Moreover, the Circuit Court of Appeals, in interpretation of the state statute, said: "All that was done was to provide for a new division of any pot, which should in the future arise through the sequestration of the debtor's assets in bankruptcy, or any other insolvency proceedings."

It is fundamental that on the filing of the petition in bankruptcy the assets of the bankrupt's estate constitute a trust fund in custodia legis. Let us assume that expedition might have led to a distribution of assets to creditors before April 20, 1931. Certainly in such circumstances the petitioner herein would have had no claim for priority. It surely is an adventitious circumstance that the estate had not been so distributed before the legislation was enacted. Can it be said that such legislation could increase the rights of one creditor at the expense of another without act of either? Clearly the result would be inequitable, as effecting not merely remedial but substantive rights.

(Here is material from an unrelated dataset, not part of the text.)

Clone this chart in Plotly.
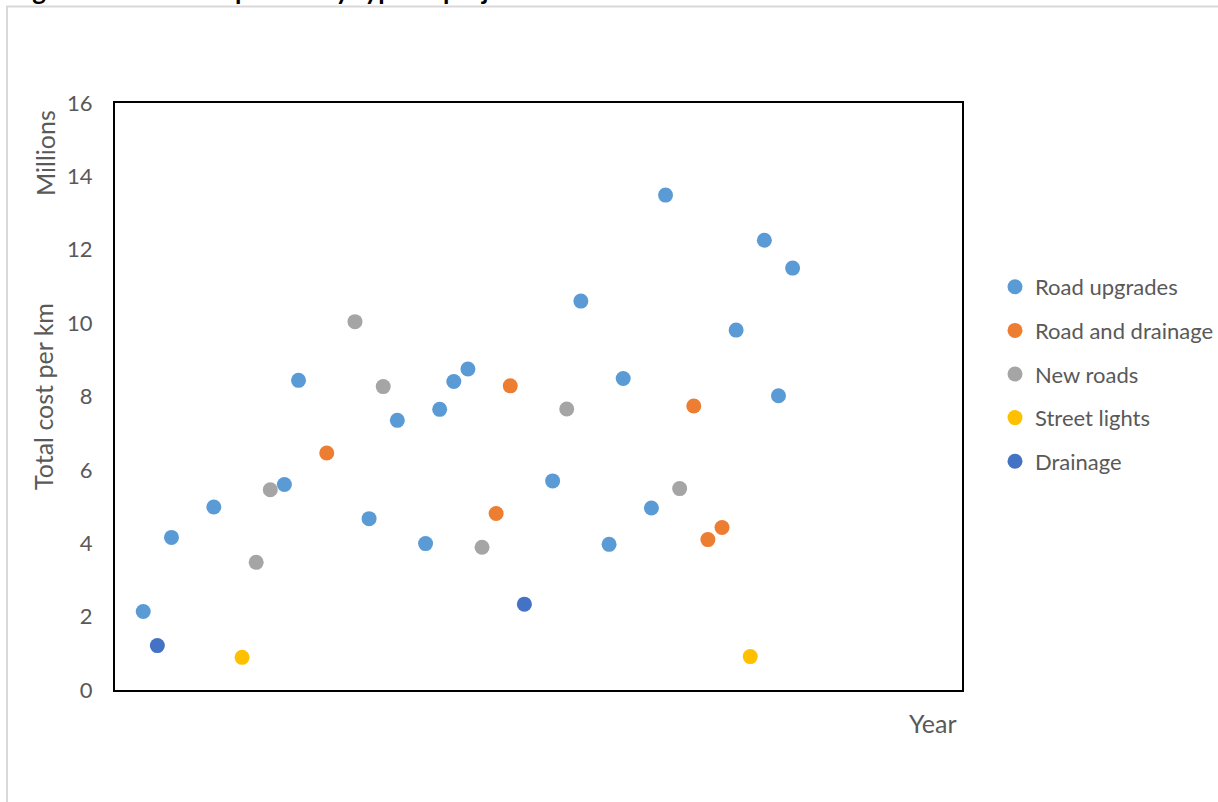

In White v. Stump, 266 U.S. 310, 45 S. Ct. 103, 104, 69 L. Ed. 301, it is true that the matter considered was one somewhat different from that presented herein, in that exemptions under a state law were considered. Nevertheless, there is sufficient analogy to warrant the application of the following doctrine to the facts in hand: "These and other provisions of the Bankruptcy Law show that the point of time which is to separate the old situation from the new in the bankrupt's affairs is the date when the petition is filed. This has been recognized in our decisions. Thus we have said that the law discloses a purpose `to fix the line of cleavage' with special regard to the conditions existing when the petition is filed (Everett v. Judson, 228 U.S. 474, 479, 33 S. Ct. 568, 57 L. Ed. 927, 46 L. R. A. [N. S.] 154), and that `it is then that the bankruptcy proceeding is initiated, that the hands of the bankrupt and of his creditors are stayed and that his estate passes actually or potentially into the control of the bankruptcy court' (Bailey v. Baker Ice Machine Co., 239 U.S. 268, 275, 36 S. Ct. 50, 54, 60 L. Ed. 275; Acme Harvester Co. v. Beekman Lumber Co., 222 U.S. 300, 307, 32 S. Ct. 96, 56 L. Ed. 208). When the law speaks of property which is exempt and of rights to exemptions, it of course refers to some point of time. In our opinion this point of time is the one as of which the general estate passes out of the bankrupt's control, and with respect to which the status and rights of the bankrupt, the creditors and the trustee in other particulars are fixed."

See, also, In re Gasteiger & Co. (C. C. A.) 25 F.(2d) 642, 644, in which it was held, in a consideration of the amendment of the Bankruptcy Act of May 27, 1926, that: "For these reasons it seems to us that it is not `practicable' to apply retroactively section 64 (b) (7) [11 USCA § 104 (b) (7)] to cases where the claims have all been filed and the rights all fixed."

Accordingly, the order of the referee is affirmed.